* **Goal**
Reproduce the material word for word; the images stay out.

* **Source data**
● ● ● ● ●
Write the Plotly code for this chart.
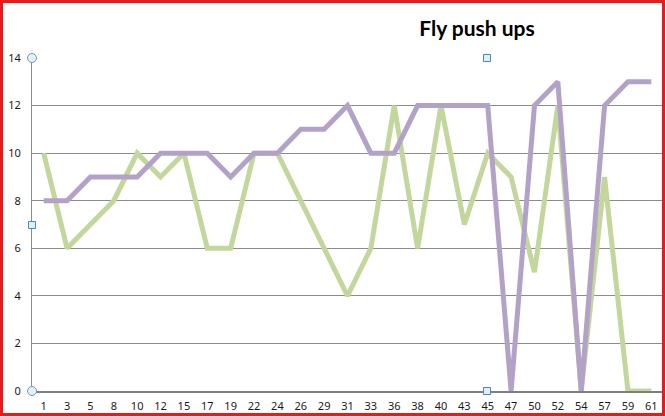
import plotly.graph_objects as go

# Category labels (x axis)
days = ["1", "3", "5", "8", "10", "12", "15", "17", "19", "22", "24", "26", "29",
        "31", "33", "36", "38", "40", "43", "45", "47", "50", "52", "54", "57", "59", "61"]

# Series values
purple_vals = [8, 8, 9, 9, 9, 10, 10, 10, 9, 10, 10, 11, 11,
               12, 10, 10, 12, 12, 12, 12, 0, 12, 13, 0, 12, 13, 13]
green_vals = [10, 6, 7, 8, 10, 9, 10, 6, 6, 10, 10, 8, 6,
              4, 6, 12, 6, 12, 7, 10, 9, 5, 12, 0, 9, 0, 0]

y_ticks = [0, 2, 4, 6, 8, 10, 12, 14]

W, H = 665, 416
L, R, T, B = 32, 2, 58, 25
PW, PH = W - L - R, H - T - B


def px(x):
    return (x - L) / PW


def py(y):
    return (H - B - y) / PH


fig = go.Figure()
fig.add_trace(go.Scatter(x=days, y=green_vals, mode="lines",
                         line=dict(color="#C3D69B", width=5), showlegend=False))
fig.add_trace(go.Scatter(x=days, y=purple_vals, mode="lines",
                         line=dict(color="#B3A2C7", width=5), showlegend=False))

shapes = []
# red outer border
shapes.append(dict(type="rect", xref="paper", yref="paper",
                   x0=px(1.5), x1=px(663.5), y0=py(414.5), y1=py(1.5),
                   line=dict(color="#E51C1C", width=3), fillcolor="rgba(0,0,0,0)", layer="above"))
# selection handles (decoration)
for (cx, cy) in [(32, 58), (32, 391)]:
    shapes.append(dict(type="circle", xref="paper", yref="paper",
                       x0=px(cx - 4.5), x1=px(cx + 4.5), y0=py(cy + 4.5), y1=py(cy - 4.5),
                       line=dict(color="#6E98B4", width=1), fillcolor="#E4F1F8", layer="above"))
for (cx, cy) in [(32, 225), (487, 58), (487, 391)]:
    shapes.append(dict(type="rect", xref="paper", yref="paper",
                       x0=px(cx - 3.5), x1=px(cx + 3.5), y0=py(cy + 3.5), y1=py(cy - 3.5),
                       line=dict(color="#4F89A8", width=1), fillcolor="#DDF0F8", layer="above"))

fig.update_layout(
    width=W, height=H,
    margin=dict(l=L, r=R, t=T, b=B),
    paper_bgcolor="white", plot_bgcolor="white",
    title=dict(text="<b>Fly push ups</b>", x=px(477), xref="paper", xanchor="center",
               y=1 - 29 / H, yref="container", yanchor="middle",
               font=dict(family="Lato", size=21, color="#000000")),
    xaxis=dict(type="category", range=[-0.5, len(days) - 0.5], showgrid=False,
               showline=True, linecolor="#7F7F7F", linewidth=2,
               ticks="", tickfont=dict(family="Noto Sans", size=11, color="#1a1a1a"),
               ticklabelstandoff=4, fixedrange=True),
    yaxis=dict(range=[0, 14], tickvals=y_ticks, showgrid=True, gridcolor="#8C8C8C", gridwidth=1,
               showline=True, linecolor="#8C8C8C", linewidth=1, zeroline=False,
               ticks="", tickfont=dict(family="Noto Sans", size=11, color="#1a1a1a"),
               ticklabelstandoff=8),
    shapes=shapes,
)

fig.write_html("out.html", config={"displayModeBar": False},
               post_script="document.body.style.margin='0';document.body.style.overflow='hidden';")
● ● ● ● ●
* **Result of this exercise**
Write the Plotly code for this chart.
import plotly.graph_objects as go

# Category labels (x axis)
days = ["1", "3", "5", "8", "10", "12", "15", "17", "19", "22", "24", "26", "29",
        "31", "33", "36", "38", "40", "43", "45", "47", "50", "52", "54", "57", "59", "61"]

# Series values
purple_vals = [8, 8, 9, 9, 9, 10, 10, 10, 9, 10, 10, 11, 11,
               12, 10, 10, 12, 12, 12, 12, 0, 12, 13, 0, 12, 13, 13]
green_vals = [10, 6, 7, 8, 10, 9, 10, 6, 6, 10, 10, 8, 6,
              4, 6, 12, 6, 12, 7, 10, 9, 5, 12, 0, 9, 0, 0]

y_ticks = [0, 2, 4, 6, 8, 10, 12, 14]

W, H = 665, 416
L, R, T, B = 32, 2, 58, 25
PW, PH = W - L - R, H - T - B


def px(x):
    return (x - L) / PW


def py(y):
    return (H - B - y) / PH


fig = go.Figure()
fig.add_trace(go.Scatter(x=days, y=green_vals, mode="lines",
                         line=dict(color="#C3D69B", width=5), showlegend=False))
fig.add_trace(go.Scatter(x=days, y=purple_vals, mode="lines",
                         line=dict(color="#B3A2C7", width=5), showlegend=False))

shapes = []
# red outer border
shapes.append(dict(type="rect", xref="paper", yref="paper",
                   x0=px(1.5), x1=px(663.5), y0=py(414.5), y1=py(1.5),
                   line=dict(color="#E51C1C", width=3), fillcolor="rgba(0,0,0,0)", layer="above"))
# selection handles (decoration)
for (cx, cy) in [(32, 58), (32, 391)]:
    shapes.append(dict(type="circle", xref="paper", yref="paper",
                       x0=px(cx - 4.5), x1=px(cx + 4.5), y0=py(cy + 4.5), y1=py(cy - 4.5),
                       line=dict(color="#6E98B4", width=1), fillcolor="#E4F1F8", layer="above"))
for (cx, cy) in [(32, 225), (487, 58), (487, 391)]:
    shapes.append(dict(type="rect", xref="paper", yref="paper",
                       x0=px(cx - 3.5), x1=px(cx + 3.5), y0=py(cy + 3.5), y1=py(cy - 3.5),
                       line=dict(color="#4F89A8", width=1), fillcolor="#DDF0F8", layer="above"))

fig.update_layout(
    width=W, height=H,
    margin=dict(l=L, r=R, t=T, b=B),
    paper_bgcolor="white", plot_bgcolor="white",
    title=dict(text="<b>Fly push ups</b>", x=px(477), xref="paper", xanchor="center",
               y=1 - 29 / H, yref="container", yanchor="middle",
               font=dict(family="Lato", size=21, color="#000000")),
    xaxis=dict(type="category", range=[-0.5, len(days) - 0.5], showgrid=False,
               showline=True, linecolor="#7F7F7F", linewidth=2,
               ticks="", tickfont=dict(family="Noto Sans", size=11, color="#1a1a1a"),
               ticklabelstandoff=4, fixedrange=True),
    yaxis=dict(range=[0, 14], tickvals=y_ticks, showgrid=True, gridcolor="#8C8C8C", gridwidth=1,
               showline=True, linecolor="#8C8C8C", linewidth=1, zeroline=False,
               ticks="", tickfont=dict(family="Noto Sans", size=11, color="#1a1a1a"),
               ticklabelstandoff=8),
    shapes=shapes,
)

fig.write_html("out.html", config={"displayModeBar": False},
               post_script="document.body.style.margin='0';document.body.style.overflow='hidden';")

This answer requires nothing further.